1. Conduct Risk Assessment Survey

A Risk Assessment is a systematic process of evaluating the potential operational, reputational, and compliance risks that pertain to your organization. So why should you care about performing a Risk Assessment? As a business owner or stakeholder, it is your priority to protect the assets that are required to deliver your service or product. It can protect your revenue and business operations, insure future growth and responsibilities, and help you avoid costly lawsuits and fines.

2. Identify Risks

Risk = Vulnerability X Threat

In order to identify your risks, you must first identify your assets and the threats and vulnerabilities that can affect these assets. What wakes you up in the middle of the night? Are you worrying about the security of your hardware, software, human resources, data, or processes? After you have identified your assets, you have to identify the threats to those assets. Threats can be man-made or natural events that take advantage of an asset’s flaws and that can result in a loss of integrity, availability, or confidentiality such as floods, earthquakes, accidental or intentional acts. What are your assets’ vulnerabilities? A vulnerability is a known or unknown flaw or weakness in the asset that would result in loss of integrity, availability, or confidentiality, such as a lack of security awareness training or software support for a critical application.

3. Assess Risk Importance and Likelihood

Now that you are aware of what your risks are, you can begin to assess the importance and likelihood that this even is going to happen.
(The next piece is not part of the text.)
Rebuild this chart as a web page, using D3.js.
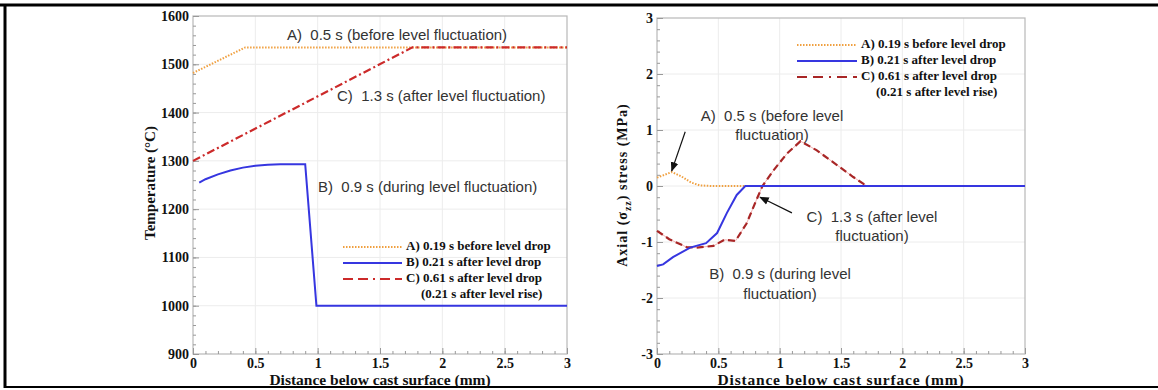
<!DOCTYPE html>
<html><head><meta charset="utf-8">
<script src="https://cdnjs.cloudflare.com/ajax/libs/d3/7.8.5/d3.min.js"></script>
<style>body{margin:0;background:#fff}svg{display:block}</style>
</head><body>
<svg id="chart" width="1158" height="390"></svg>
<script>
// ---------- DATA ----------
const xTicks = [0, 0.5, 1, 1.5, 2, 2.5, 3];
const xTickLabels = ["0", "0.5", "1", "1.5", "2", "2.5", "3"];
const tempTicks = [900, 1000, 1100, 1200, 1300, 1400, 1500, 1600];
const stressTicks = [-3, -2, -1, 0, 1, 2, 3];

// Temperature (°C) vs distance (mm)
const tempA = [[0,1482],[0.42,1535],[3,1535]];
const tempB = [[0.05,1255],[0.1,1262],[0.2,1272],[0.3,1280],[0.4,1286],[0.5,1290],[0.6,1292],[0.7,1293],[0.8,1293],[0.9,1293],[0.99,1000],[3,1000]];
const tempC = [[0,1300],[1.76,1535],[3,1535]];

// Axial stress (MPa) vs distance (mm)
const stressA = [[0,0.15],[0.05,0.19],[0.12,0.25],[0.2,0.17],[0.28,0.06],[0.35,0.01],[0.45,0],[3,0]];
const stressB = [[0,-1.43],[0.05,-1.4],[0.13,-1.27],[0.27,-1.1],[0.4,-1.02],[0.49,-0.84],[0.57,-0.48],[0.65,-0.16],[0.72,0],[3,0]];
const stressC = [[0,-0.8],[0.1,-0.95],[0.24,-1.09],[0.32,-1.1],[0.46,-1.07],[0.55,-0.96],[0.64,-0.98],[0.73,-0.67],[0.82,-0.2],[0.86,0],[0.95,0.28],[1.06,0.58],[1.17,0.8],[1.3,0.64],[1.47,0.37],[1.6,0.16],[1.71,0],[3,0]];

const legendLabels = ["A) 0.19 s before level drop", "B) 0.21 s after level drop", "C) 0.61 s after level drop", "(0.21 s after level rise)"];

// ---------- DRAW ----------
const svg = d3.select("#chart");
const serif = "'Liberation Serif','Times New Roman',serif";
const sans = "'Liberation Sans',Arial,sans-serif";

// border
svg.append("line").attr("x1",0).attr("x2",1158).attr("y1",5).attr("y2",5).attr("stroke","#000").attr("stroke-width",3);
svg.append("line").attr("x1",5).attr("x2",5).attr("y1",4).attr("y2",388).attr("stroke","#000").attr("stroke-width",3);
svg.append("line").attr("x1",4).attr("x2",1158).attr("y1",387).attr("y2",387).attr("stroke","#000").attr("stroke-width",2);

const orange = "#f0a040", blue = "#3636e0", red = "#cc2a2a", darkred = "#a82626";

function panel(o) {
  const x = d3.scaleLinear().domain([0,3]).range([o.left, o.right]);
  const y = d3.scaleLinear().domain(o.ydom).range([o.bottom, o.top]);
  const g = svg.append("g");
  // gridlines
  g.selectAll(".vg").data(xTicks.slice(1,-1)).join("line")
    .attr("x1",d=>x(d)).attr("x2",d=>x(d)).attr("y1",o.top).attr("y2",o.bottom)
    .attr("stroke","#ececec").attr("stroke-width",1);
  g.selectAll(".hg").data(o.yticks.slice(1,-1)).join("line")
    .attr("y1",d=>y(d)).attr("y2",d=>y(d)).attr("x1",o.left).attr("x2",o.right)
    .attr("stroke","#ececec").attr("stroke-width",1);
  // frame
  g.append("rect").attr("x",o.left).attr("y",o.top).attr("width",o.right-o.left).attr("height",o.bottom-o.top)
    .attr("fill","none").attr("stroke","#b8b8b8").attr("stroke-width",1.2);
  // axes with inward ticks
  const xAx = d3.axisBottom(x).tickValues(d3.range(0,3.001,0.1)).tickSize(-3).tickFormat("");
  g.append("g").attr("transform",`translate(0,${o.bottom})`).call(xAx)
    .call(s=>{s.select(".domain").remove(); s.selectAll("line").attr("stroke","#999");});
  const xAxM = d3.axisBottom(x).tickValues(xTicks).tickSize(-6).tickPadding(4).tickFormat((d,i)=>xTickLabels[i]);
  g.append("g").attr("transform",`translate(0,${o.bottom})`).call(xAxM)
    .call(s=>{s.select(".domain").remove(); s.selectAll("line").attr("stroke","#999");
      s.selectAll("text").attr("font-family",serif).attr("font-weight","bold").attr("font-size",14).attr("fill","#111");});
  const yAx = d3.axisLeft(y).tickValues(o.yminor).tickSize(-3).tickFormat("");
  g.append("g").attr("transform",`translate(${o.left},0)`).call(yAx)
    .call(s=>{s.select(".domain").remove(); s.selectAll("line").attr("stroke","#999");});
  const yAxM = d3.axisLeft(y).tickValues(o.yticks).tickSize(-6).tickPadding(4).tickFormat(d=>d);
  g.append("g").attr("transform",`translate(${o.left},0)`).call(yAxM)
    .call(s=>{s.select(".domain").remove(); s.selectAll("line").attr("stroke","#999");
      s.selectAll("text").attr("font-family",serif).attr("font-weight","bold").attr("font-size",14).attr("fill","#111");});
  // axis titles
  g.append("text").attr("x",(o.left+o.right)/2).attr("y",385).attr("text-anchor","middle")
    .attr("font-family",serif).attr("font-weight","bold").attr("font-size",15.5).attr("fill","#111")
    .attr("letter-spacing",o.xls).text("Distance below cast surface (mm)");
  return {x,y,g};
}

const line = (x,y)=>d3.line().x(d=>x(d[0])).y(d=>y(d[1]));

// ---- Left panel ----
const L = panel({left:193,right:567,top:16,bottom:354,ydom:[900,1600],yticks:tempTicks,
  yminor:d3.range(900,1601,20),xls:0});
L.g.append("path").attr("d",line(L.x,L.y)(tempA)).attr("fill","none").attr("stroke",orange).attr("stroke-width",2).attr("stroke-dasharray","1.5,1.5");
L.g.append("path").attr("d",line(L.x,L.y)(tempC)).attr("fill","none").attr("stroke",red).attr("stroke-width",2.2).attr("stroke-dasharray","8,3,2,3");
L.g.append("path").attr("d",line(L.x,L.y)(tempB)).attr("fill","none").attr("stroke",blue).attr("stroke-width",2);
// y title
svg.append("text").attr("transform","translate(155,183) rotate(-90)").attr("text-anchor","middle")
  .attr("font-family",serif).attr("font-weight","bold").attr("font-size",15).attr("fill","#111").text("Temperature (°C)");
// annotations
function ann(x,y,t,anchor){
  svg.append("text").attr("x",x).attr("y",y).attr("text-anchor",anchor||"start").attr("dominant-baseline","middle")
    .attr("font-family",sans).attr("font-size",15).attr("fill","#333").style("white-space","pre").text(t);
}
ann(287,36,"A)  0.5 s (before level fluctuation)");
ann(337,97,"C)  1.3 s (after level fluctuation)");
ann(318,188,"B)  0.9 s (during level fluctuation)");

function legend(x0,x1,tx,y0,cStyle){
  const styles=[{c:orange,w:2,da:"1.5,1.5"},{c:blue,w:2,da:null},cStyle];
  styles.forEach((s,i)=>{
    svg.append("line").attr("x1",x0).attr("x2",x1).attr("y1",y0+i*16).attr("y2",y0+i*16)
      .attr("stroke",s.c).attr("stroke-width",s.w).attr("stroke-dasharray",s.da);
  });
  legendLabels.forEach((t,i)=>{
    svg.append("text").attr("x",i<3?tx:tx+15).attr("y",y0+i*16).attr("dominant-baseline","middle")
      .attr("font-family",serif).attr("font-weight","bold").attr("font-size",13).attr("fill","#111").text(t);
  });
}
legend(343,402,406,247,{c:red,w:2.2,da:"10,5,10,5,2,5"});

// ---- Right panel ----
const R = panel({left:657,right:1025,top:18,bottom:354,ydom:[-3,3],yticks:stressTicks,
  yminor:d3.range(-3,3.001,0.2),xls:0.8});
R.g.append("path").attr("d",line(R.x,R.y)(stressA)).attr("fill","none").attr("stroke",orange).attr("stroke-width",2).attr("stroke-dasharray","1.5,1.5");
R.g.append("path").attr("d",line(R.x,R.y)(stressC)).attr("fill","none").attr("stroke","#f4b0b0").attr("stroke-width",1);
R.g.append("path").attr("d",line(R.x,R.y)(stressC)).attr("fill","none").attr("stroke",darkred).attr("stroke-width",2.2).attr("stroke-dasharray","7,4");
R.g.append("path").attr("d",line(R.x,R.y)(stressB)).attr("fill","none").attr("stroke",blue).attr("stroke-width",2);

// y title with subscript
const yt = svg.append("text").attr("transform","translate(627,185) rotate(-90)").attr("text-anchor","middle")
  .attr("font-family",serif).attr("font-weight","bold").attr("font-size",14).attr("fill","#111").attr("letter-spacing",1);
yt.append("tspan").text("Axial (σ");
yt.append("tspan").attr("font-size",10).attr("dy",4).text("zz");
yt.append("tspan").attr("dy",-4).text(") stress (MPa)");

ann(772,117,"A)  0.5 s (before level","middle");
ann(772,136,"fluctuation)","middle");
ann(872,218,"C)  1.3 s (after level","middle");
ann(872,237,"fluctuation)","middle");
ann(780,275,"B)  0.9 s (during level","middle");
ann(780,295,"fluctuation)","middle");

// arrows
const defs = svg.append("defs");
defs.append("marker").attr("id","ah").attr("viewBox","0 0 10 10").attr("refX",9).attr("refY",5)
  .attr("markerWidth",8).attr("markerHeight",8).attr("orient","auto-start-reverse")
  .append("path").attr("d","M0,1 L10,5 L0,9 Z").attr("fill","#111");
function arrow(xa,ya,xb,yb){
  svg.append("line").attr("x1",R.x(xa)).attr("y1",R.y(ya)).attr("x2",R.x(xb)).attr("y2",R.y(yb))
    .attr("stroke","#111").attr("stroke-width",1.2).attr("marker-end","url(#ah)");
}
arrow(0.23,0.97,0.12,0.27);
arrow(1.1,-0.48,0.84,-0.2);

legend(797,857,861,45,{c:darkred,w:2.2,da:"10,6,10,6,2,6"});
</script>
</body></html>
What is the likelihood of this specific event having a negative effect on the asset? If it’s not likely, should we even worry about it? The likelihood of a risk can be expressed subjectively or quantitatively (High, Medium, Low, or 1, 2, 3, 4, 5). Determining the Risk Importance is determining what the impact on business is if an event has a negative effect on the asset.

4. Create a Risk Management Action Plan

Based on your complete analysis of which assets are important to your business and the threats and vulnerabilities that are likely to negatively affect those assets, you must develop control recommendations to either mitigate, transfer, accept, or avoid the risk. Creating your Risk Management Action Plan can look like a number of things. Your control recommendations could be to get a spare part, cross train employees, or create new policies and procedures.

5. Implement a Risk Management Plan

After you’ve developed a plan to manage your risks and determine what you’re going to do and how you’re going to do it, it’s time to implement these controls. This won’t necessarily be an overnight process, but you should now have successfully developed an effective way to identify and manage your risks. The final step of mastering a Risk Assessment is knowing that in order to constantly monitor and manage your risks, you must return back to Step 1.